On an industry-wide basis, the net interest margin can no longer be counted upon to sustain credit unions. In many credit unions, particularly small credit unions, the operating expense ratio is greater than the net interest margin. Unless those credit unions find a way to increase income and reduce operating expenses, they are in the midst of a slow motion self-liquidation, probably ending in emergency mergers.
How did this all come to pass? What changed? The costs of running a credit union have increased dramatically over the past 20 years. The increased costs of technology, compliance, personnel, and branches have put a squeeze on all financial institutions. However, the impact on the larger financial institutions is much less critical, due to the fact that the larger financial institutions have scale and can spread the costs over a greater customer base. Non-profit status helps credit unions, but scale is king and big banks have a much lower per-customer cost structure.

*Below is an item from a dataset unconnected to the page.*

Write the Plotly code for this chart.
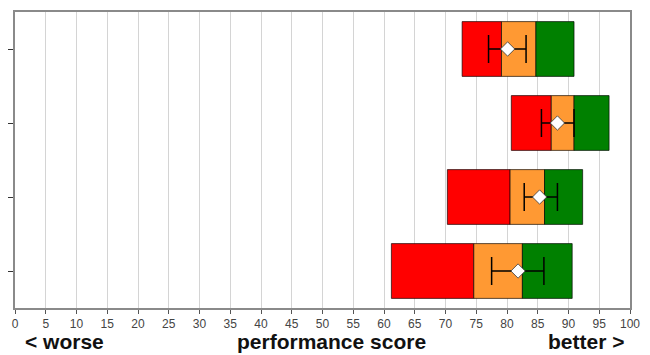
import plotly.graph_objects as go

# Score bands per group (top to bottom), 0-100 performance scale
groups = ["Group 1", "Group 2", "Group 3", "Group 4"]
red_start = [72.7, 80.7, 70.3, 61.2]
orange_start = [79.1, 87.2, 80.5, 74.6]
green_start = [84.7, 90.9, 86.1, 82.5]
green_end = [90.9, 96.6, 92.3, 90.6]

# Mean score with lower / upper interval
mean_score = [80.1, 88.2, 85.3, 81.8]
ci_low = [77.0, 85.6, 82.8, 77.5]
ci_high = [83.1, 90.9, 88.2, 86.0]

tick_values = list(range(0, 101, 5))

ypos = list(range(len(groups)))
edge = dict(color="rgba(0,0,0,0.65)", width=1)
bar_w = 0.74

fig = go.Figure()
bands = [
    (red_start, orange_start, "#ff0000"),
    (orange_start, green_start, "#ff9933"),
    (green_start, green_end, "#008000"),
]
for lo, hi, col in bands:
    fig.add_trace(go.Bar(
        y=ypos, base=lo, x=[h - l for l, h in zip(lo, hi)],
        orientation="h", width=bar_w,
        marker=dict(color=col, line=edge),
        hoverinfo="skip", showlegend=False,
    ))

fig.add_trace(go.Scatter(
    x=mean_score, y=ypos, mode="markers",
    marker=dict(symbol="diamond", size=11, color="white",
                line=dict(color="#333333", width=0.8)),
    error_x=dict(type="data", symmetric=False,
                 array=[h - m for h, m in zip(ci_high, mean_score)],
                 arrayminus=[m - l for m, l in zip(mean_score, ci_low)],
                 color="black", thickness=1.5, width=14),
    showlegend=False,
))

fig.update_layout(
    width=650, height=355,
    margin=dict(l=12, r=10, t=10, b=47),
    paper_bgcolor="white", plot_bgcolor="white",
    barmode="overlay",
    font=dict(family="Liberation Sans Narrow, Liberation Sans, Arial", color="#333333"),
)
fig.update_xaxes(
    range=[0, 100], tickvals=tick_values, ticktext=[str(v) for v in tick_values],
    showgrid=True, gridcolor="#d4d4d4", gridwidth=1,
    showline=True, linecolor="#8a8a8a", linewidth=1.5, mirror=True,
    ticks="outside", ticklen=4, tickcolor="#555555",
    tickfont=dict(size=12, color="#444444"), zeroline=False,
)
fig.update_yaxes(
    range=[3.5, -0.5], tickvals=ypos, ticktext=["" for _ in ypos],
    showgrid=False, showline=True, linecolor="#8a8a8a", linewidth=1.5, mirror=True,
    ticks="outside", ticklen=5, tickcolor="#333333", zeroline=False,
)

label_font = dict(family="Liberation Sans, Arial", size=21, color="#111111")
for txt, xc in [("< worse", 63), ("performance score", 335), ("better >", 595)]:
    fig.add_annotation(
        text="<b>%s</b>" % txt, xref="paper", yref="paper",
        x=(xc - 12) / 628, y=-(342 - 308) / 298, xanchor="center", yanchor="middle",
        showarrow=False, font=label_font,
    )

fig.write_html("out.html")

Credit unions also have other competitors that did not exist 20 years ago, including the pure Internet competitors—think ING Direct and Lending Tree—that have very low cost structures. There is no doubt that the impact of higher operating costs is disproportionately greater in credit unions than in their competitors.
Coupled with higher operating costs is the downward pressure on pricing. The competition of the larger banks and Internet competitors keep prices and profit margins low, resulting in prices that are sometimes lower than a credit union needs to support itself.